• Task to carry out: From the first line of the data below through the line holding "49, 49, 49];", output each line exactly and leave the pictures out.

• Given information:

:::::

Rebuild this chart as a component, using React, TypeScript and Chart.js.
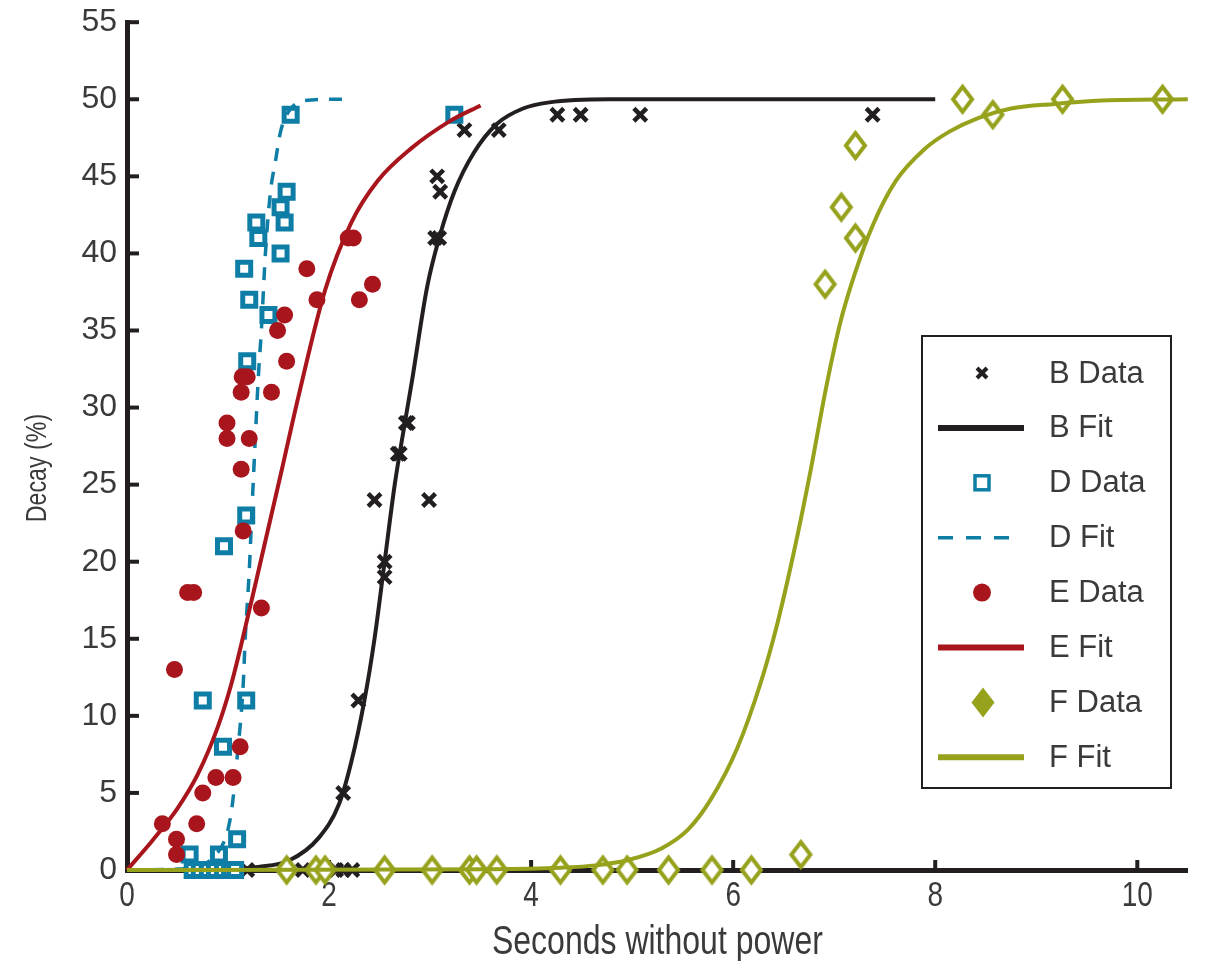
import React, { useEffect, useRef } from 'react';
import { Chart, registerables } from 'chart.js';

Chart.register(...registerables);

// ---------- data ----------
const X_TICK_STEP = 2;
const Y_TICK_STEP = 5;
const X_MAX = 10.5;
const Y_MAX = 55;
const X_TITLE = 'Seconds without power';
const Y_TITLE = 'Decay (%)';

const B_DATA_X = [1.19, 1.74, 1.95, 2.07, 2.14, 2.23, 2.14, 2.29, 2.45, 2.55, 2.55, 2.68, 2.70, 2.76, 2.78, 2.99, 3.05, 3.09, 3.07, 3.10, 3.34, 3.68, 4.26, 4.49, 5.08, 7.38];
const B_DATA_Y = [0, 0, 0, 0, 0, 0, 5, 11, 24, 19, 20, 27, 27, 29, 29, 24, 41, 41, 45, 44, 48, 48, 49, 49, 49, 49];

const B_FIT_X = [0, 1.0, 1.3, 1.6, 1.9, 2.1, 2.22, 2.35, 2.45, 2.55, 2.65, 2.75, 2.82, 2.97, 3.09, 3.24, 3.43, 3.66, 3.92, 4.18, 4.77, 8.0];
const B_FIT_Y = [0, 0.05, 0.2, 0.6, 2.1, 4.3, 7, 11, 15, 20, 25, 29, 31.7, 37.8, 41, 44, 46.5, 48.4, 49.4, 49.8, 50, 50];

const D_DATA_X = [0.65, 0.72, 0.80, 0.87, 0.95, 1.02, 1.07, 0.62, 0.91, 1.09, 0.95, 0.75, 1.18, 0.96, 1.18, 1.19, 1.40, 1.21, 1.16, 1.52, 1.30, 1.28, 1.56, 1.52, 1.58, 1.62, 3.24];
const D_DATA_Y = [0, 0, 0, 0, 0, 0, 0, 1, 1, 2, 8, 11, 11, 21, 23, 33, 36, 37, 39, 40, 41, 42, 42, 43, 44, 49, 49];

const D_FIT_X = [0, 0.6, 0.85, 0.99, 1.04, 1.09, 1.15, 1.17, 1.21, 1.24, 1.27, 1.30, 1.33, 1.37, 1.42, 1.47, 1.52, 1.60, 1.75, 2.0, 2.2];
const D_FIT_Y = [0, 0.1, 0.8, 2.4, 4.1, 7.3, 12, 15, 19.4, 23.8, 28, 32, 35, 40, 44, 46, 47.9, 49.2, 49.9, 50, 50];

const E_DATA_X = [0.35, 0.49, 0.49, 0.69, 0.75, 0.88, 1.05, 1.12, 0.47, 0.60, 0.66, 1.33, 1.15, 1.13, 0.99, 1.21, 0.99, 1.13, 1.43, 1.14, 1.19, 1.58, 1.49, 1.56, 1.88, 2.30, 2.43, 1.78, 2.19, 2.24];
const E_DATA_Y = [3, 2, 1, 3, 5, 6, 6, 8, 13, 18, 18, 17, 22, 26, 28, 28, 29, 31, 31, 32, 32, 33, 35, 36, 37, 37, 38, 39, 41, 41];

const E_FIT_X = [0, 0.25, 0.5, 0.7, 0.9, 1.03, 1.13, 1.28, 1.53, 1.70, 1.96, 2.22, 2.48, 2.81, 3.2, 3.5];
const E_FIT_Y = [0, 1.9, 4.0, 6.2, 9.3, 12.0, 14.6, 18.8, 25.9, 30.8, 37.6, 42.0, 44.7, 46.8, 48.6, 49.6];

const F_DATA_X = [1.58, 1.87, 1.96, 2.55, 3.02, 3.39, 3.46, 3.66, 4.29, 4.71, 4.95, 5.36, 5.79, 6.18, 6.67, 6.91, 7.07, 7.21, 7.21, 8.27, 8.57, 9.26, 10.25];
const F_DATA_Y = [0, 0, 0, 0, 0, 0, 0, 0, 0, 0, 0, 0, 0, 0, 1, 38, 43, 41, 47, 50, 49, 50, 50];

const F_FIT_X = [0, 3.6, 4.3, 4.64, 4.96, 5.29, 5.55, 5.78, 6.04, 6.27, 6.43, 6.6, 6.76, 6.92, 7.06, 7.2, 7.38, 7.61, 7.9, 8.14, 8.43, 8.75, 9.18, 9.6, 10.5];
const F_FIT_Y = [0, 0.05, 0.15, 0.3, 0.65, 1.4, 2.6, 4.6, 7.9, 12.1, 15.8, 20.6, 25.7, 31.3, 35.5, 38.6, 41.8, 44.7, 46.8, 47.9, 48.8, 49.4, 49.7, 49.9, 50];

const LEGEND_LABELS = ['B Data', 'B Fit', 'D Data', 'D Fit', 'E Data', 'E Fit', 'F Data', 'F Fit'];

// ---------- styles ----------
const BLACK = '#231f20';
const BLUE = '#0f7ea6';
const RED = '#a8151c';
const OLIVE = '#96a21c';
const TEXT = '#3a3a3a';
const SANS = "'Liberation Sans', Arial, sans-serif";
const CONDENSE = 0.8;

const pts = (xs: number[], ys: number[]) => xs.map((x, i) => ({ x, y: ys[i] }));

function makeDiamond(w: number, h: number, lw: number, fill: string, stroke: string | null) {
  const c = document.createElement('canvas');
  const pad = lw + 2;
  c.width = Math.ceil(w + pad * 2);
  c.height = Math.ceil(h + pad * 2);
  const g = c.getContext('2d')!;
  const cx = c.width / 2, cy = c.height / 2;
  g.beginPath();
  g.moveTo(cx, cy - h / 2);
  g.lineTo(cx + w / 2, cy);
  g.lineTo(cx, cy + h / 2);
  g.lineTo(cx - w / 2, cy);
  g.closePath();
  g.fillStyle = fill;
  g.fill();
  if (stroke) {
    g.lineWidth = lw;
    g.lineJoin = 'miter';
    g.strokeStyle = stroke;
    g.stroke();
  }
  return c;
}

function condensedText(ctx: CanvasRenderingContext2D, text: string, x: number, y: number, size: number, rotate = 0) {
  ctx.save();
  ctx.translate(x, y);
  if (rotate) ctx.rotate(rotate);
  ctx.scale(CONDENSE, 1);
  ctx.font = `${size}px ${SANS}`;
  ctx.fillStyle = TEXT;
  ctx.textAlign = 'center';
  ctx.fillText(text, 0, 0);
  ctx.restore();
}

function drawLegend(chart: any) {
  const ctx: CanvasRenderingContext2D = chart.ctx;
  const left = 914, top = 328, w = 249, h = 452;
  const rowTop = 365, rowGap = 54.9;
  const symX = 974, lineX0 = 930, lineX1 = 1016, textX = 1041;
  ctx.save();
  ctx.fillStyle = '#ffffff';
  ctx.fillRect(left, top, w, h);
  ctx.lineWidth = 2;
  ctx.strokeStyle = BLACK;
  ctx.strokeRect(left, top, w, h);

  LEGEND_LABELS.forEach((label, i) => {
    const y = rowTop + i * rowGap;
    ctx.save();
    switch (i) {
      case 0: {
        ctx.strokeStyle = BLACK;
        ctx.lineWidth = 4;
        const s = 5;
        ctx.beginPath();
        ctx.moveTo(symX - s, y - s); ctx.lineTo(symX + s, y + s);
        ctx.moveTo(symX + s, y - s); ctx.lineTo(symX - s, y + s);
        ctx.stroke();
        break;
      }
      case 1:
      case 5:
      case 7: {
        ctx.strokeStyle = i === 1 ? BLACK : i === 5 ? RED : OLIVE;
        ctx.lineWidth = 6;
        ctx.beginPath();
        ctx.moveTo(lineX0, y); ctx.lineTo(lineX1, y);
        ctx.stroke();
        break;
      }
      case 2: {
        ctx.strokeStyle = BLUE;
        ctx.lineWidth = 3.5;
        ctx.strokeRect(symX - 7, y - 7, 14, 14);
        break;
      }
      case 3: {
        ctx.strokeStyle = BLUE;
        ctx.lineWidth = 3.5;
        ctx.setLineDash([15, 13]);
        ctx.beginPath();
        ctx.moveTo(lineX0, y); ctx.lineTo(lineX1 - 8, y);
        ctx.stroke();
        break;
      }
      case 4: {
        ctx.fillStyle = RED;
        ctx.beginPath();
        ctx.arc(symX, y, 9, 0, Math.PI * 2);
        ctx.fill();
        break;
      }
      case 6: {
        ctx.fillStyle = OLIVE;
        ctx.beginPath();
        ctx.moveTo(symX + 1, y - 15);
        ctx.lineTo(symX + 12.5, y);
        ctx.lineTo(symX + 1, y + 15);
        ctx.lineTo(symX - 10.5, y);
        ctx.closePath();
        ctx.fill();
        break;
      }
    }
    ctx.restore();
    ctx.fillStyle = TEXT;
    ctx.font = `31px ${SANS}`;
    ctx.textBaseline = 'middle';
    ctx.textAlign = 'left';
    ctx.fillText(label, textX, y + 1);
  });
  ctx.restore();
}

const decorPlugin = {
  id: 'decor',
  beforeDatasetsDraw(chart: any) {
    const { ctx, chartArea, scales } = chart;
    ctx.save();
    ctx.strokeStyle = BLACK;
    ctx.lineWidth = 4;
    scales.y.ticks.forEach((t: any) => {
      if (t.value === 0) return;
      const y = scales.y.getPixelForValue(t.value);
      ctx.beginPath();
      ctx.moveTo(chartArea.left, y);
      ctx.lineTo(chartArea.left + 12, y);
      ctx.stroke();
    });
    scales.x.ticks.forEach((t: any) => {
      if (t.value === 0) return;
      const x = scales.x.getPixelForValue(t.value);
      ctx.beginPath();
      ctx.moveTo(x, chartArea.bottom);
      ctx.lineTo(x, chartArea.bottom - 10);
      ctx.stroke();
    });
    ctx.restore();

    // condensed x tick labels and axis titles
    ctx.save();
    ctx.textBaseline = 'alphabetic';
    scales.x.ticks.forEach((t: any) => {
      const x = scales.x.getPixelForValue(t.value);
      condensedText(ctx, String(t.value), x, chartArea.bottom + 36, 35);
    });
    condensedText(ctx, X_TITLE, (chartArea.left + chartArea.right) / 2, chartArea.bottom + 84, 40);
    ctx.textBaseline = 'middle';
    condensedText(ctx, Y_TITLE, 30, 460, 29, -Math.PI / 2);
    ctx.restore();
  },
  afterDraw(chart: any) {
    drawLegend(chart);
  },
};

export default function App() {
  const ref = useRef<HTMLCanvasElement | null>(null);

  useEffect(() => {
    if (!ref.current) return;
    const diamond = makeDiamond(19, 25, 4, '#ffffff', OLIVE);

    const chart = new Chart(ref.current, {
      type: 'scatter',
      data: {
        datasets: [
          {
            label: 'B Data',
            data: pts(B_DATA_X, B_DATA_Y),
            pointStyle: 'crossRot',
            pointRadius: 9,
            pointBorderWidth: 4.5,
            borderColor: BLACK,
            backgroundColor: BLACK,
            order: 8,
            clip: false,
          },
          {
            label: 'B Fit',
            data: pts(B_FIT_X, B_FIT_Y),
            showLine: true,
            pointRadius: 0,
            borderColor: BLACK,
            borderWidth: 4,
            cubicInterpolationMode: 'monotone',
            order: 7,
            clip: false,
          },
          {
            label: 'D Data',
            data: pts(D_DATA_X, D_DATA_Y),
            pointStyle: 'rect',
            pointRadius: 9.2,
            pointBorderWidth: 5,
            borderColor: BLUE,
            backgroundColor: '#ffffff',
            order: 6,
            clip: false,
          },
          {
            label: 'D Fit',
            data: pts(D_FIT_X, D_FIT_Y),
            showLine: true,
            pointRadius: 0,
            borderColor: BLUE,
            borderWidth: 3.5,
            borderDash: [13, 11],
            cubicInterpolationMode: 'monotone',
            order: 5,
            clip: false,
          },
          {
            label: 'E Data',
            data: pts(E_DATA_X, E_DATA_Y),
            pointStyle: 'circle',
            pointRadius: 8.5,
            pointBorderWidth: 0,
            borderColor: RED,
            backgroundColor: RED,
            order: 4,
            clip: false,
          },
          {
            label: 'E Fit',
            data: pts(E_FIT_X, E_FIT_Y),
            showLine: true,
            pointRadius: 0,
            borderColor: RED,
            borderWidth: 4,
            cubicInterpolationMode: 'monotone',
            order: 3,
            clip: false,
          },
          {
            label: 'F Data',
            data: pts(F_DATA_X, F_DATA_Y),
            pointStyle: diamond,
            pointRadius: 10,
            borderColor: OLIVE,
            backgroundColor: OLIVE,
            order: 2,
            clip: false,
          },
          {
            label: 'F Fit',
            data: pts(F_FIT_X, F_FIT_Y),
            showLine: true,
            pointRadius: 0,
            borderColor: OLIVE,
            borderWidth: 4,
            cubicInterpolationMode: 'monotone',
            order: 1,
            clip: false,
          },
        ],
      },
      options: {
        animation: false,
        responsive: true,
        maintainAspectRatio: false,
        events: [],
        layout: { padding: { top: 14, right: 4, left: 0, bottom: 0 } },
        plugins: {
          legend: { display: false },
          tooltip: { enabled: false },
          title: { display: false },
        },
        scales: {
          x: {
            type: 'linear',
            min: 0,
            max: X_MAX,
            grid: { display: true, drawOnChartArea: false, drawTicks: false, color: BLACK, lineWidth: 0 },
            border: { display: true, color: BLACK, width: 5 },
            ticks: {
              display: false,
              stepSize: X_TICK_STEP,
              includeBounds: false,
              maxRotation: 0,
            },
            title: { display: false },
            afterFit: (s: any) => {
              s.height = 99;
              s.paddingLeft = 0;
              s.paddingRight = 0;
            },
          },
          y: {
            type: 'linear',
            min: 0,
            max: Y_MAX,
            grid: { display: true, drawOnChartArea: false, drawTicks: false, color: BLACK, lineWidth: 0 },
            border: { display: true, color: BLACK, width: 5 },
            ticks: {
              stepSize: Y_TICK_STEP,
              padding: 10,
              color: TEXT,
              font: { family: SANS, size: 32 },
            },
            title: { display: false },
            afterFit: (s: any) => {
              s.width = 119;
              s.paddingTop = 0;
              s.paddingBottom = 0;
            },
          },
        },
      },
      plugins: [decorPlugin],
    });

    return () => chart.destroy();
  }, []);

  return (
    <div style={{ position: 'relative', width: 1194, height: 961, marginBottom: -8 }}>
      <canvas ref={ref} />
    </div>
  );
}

:::::

• The output:
Rebuild this chart as a component, using React, TypeScript and Chart.js.
import React, { useEffect, useRef } from 'react';
import { Chart, registerables } from 'chart.js';

Chart.register(...registerables);

// ---------- data ----------
const X_TICK_STEP = 2;
const Y_TICK_STEP = 5;
const X_MAX = 10.5;
const Y_MAX = 55;
const X_TITLE = 'Seconds without power';
const Y_TITLE = 'Decay (%)';

const B_DATA_X = [1.19, 1.74, 1.95, 2.07, 2.14, 2.23, 2.14, 2.29, 2.45, 2.55, 2.55, 2.68, 2.70, 2.76, 2.78, 2.99, 3.05, 3.09, 3.07, 3.10, 3.34, 3.68, 4.26, 4.49, 5.08, 7.38];
const B_DATA_Y = [0, 0, 0, 0, 0, 0, 5, 11, 24, 19, 20, 27, 27, 29, 29, 24, 41, 41, 45, 44, 48, 48, 49, 49, 49, 49];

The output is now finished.